We took Mom and Dad out to Mexican because we were all starving, and it was the least we could do to repay thank them for their help. They drove home afterwards, and left us with just a couple hours of work left for Sunday.

As luck would have it, Mary got a call in the middle of the night - a family went into labor, and the midwife couldn't cover it because another client was in labor at the same time. So Mary threw on her cape and headed out to catch a baby.

I slept in some and took my time eating breakfast. I wasn't really looking forward to using my painful hands, but the bricks called.

Because I was solo, things moved a lot slower than the day before. I tried to gather up 10-15 cuts at a time in a wheel barrow, then head over and cut them all, then back to the patio where I tried my luck at re-assembling the jigsaw puzzle.

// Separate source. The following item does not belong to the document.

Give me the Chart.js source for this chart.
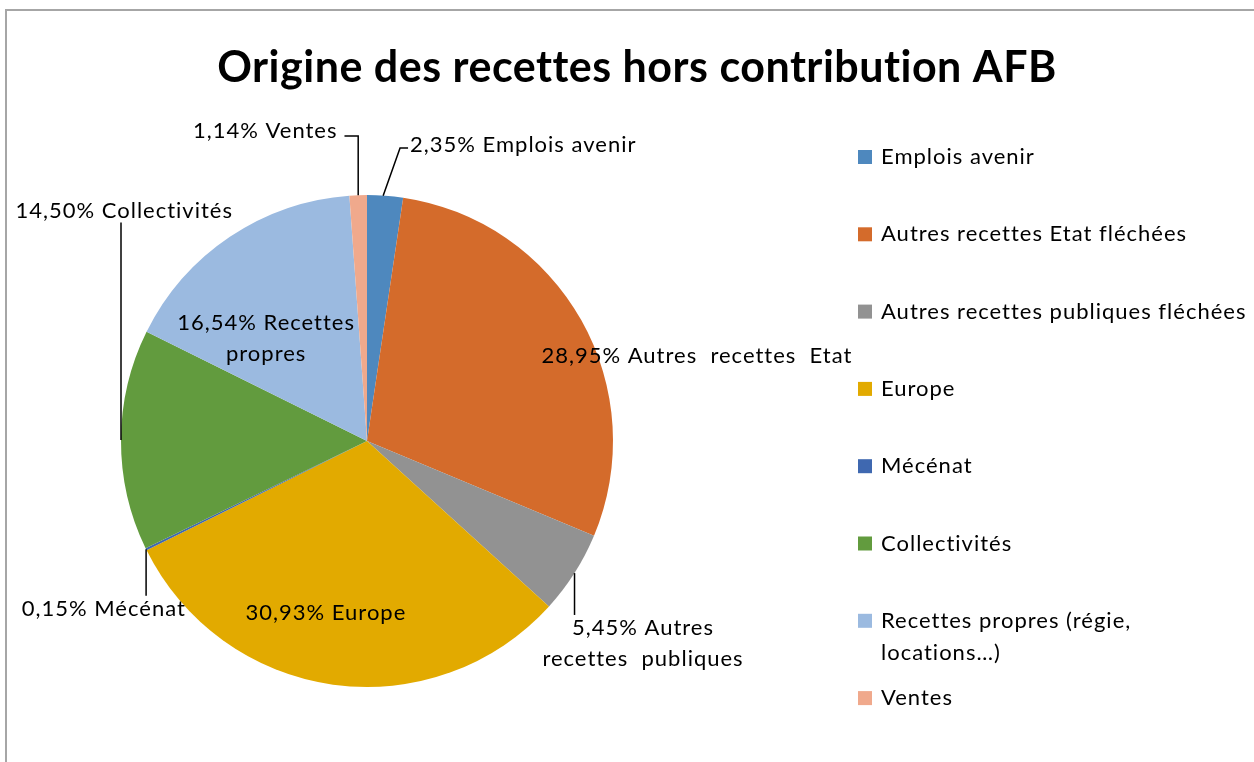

Progress was slow - my fingers hurt, and my thighs were killing me because of all the crouching I'd done the day before while cutting the bricks.

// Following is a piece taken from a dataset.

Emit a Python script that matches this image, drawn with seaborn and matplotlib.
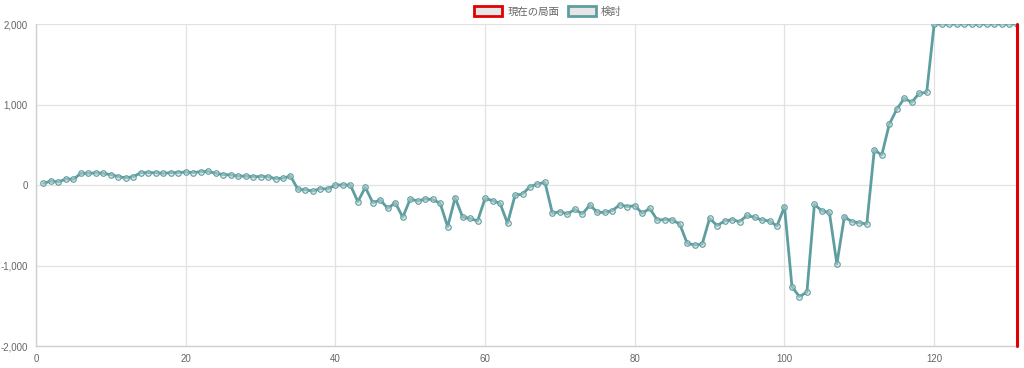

Mary got home from a healthy birth, very tired. So she took a nap until I hit my thumb with the sledge hammer. I tried not to yell too loud, but she was in the spare bedroom and the window was open. My loud mouth and throbbing finger were right outside that window. My thumb still hurts today - I think I could have given myself a hairline fracture.

I finished the edging along the south side of the patio, and Mary joined me for a few hours until it got dark. With her help, we finished putting in every last bit of stone. We even did some fancy off-angled cuts on the bricks that abut the asphalt. All in all, a very nice patio.

All we had left to do was put some sand in between all the stones.

That brings us to last weekend. We rented the vibrating plate compactor to help set the bricks in the sand. Now, it'd been over two months since we started laying bricks, so many had already settled, but we figured we'd try to do the "right thing."

It turns out the vibrating compactor helps out quite a bit by setting the sand that you've swept between the blocks. We swept sand over and over in the same spot, trying to force it into all the little cracks. Just a few seconds of the vibrating plate and the sand all settled down.

One of the downsides of the vibrating plate is the potential of cracking and breaking one of the stones. I only broke one - an uncut stone (thank goodness). Plus it was on the edge of the path, so replacing it was very easy. That, and the fact that this plate compactor smoked like a chimney and stunk to high heaven when running. Other than that, it saved us tons of time sweeping.

The only other thing we did was to glue down the edge pieces sitting on the cinder blocks. Now you can stand on the edge of the cinder blocks without fear of the bricks flipping over from your weight.

That was it - nothing left to do for the bricks. With all the sand in place, the patio feels as solid as poured cement, and it looks awesome.

This weekend I finished the downspout we relocated by the back patio - it looks pretty good now because the pipes are all painted.

Now it's time to plant the plants.


Here are some pics of our lovely patio.

curve of path to front yard

view 1 of patio from back yard

patio detail with jade

path from front yard

path in back yard

patio from front yard

patio from back yard

patio from the curve

the y in the path

3 comments:

Anonymous said...

holy shit man
that looks good.

Anonymous said...

It looks professionaly done!

Portia said...

Looks great! But from your description I don't know if I will ever want to do that. Much harder than it seems on the tv shows.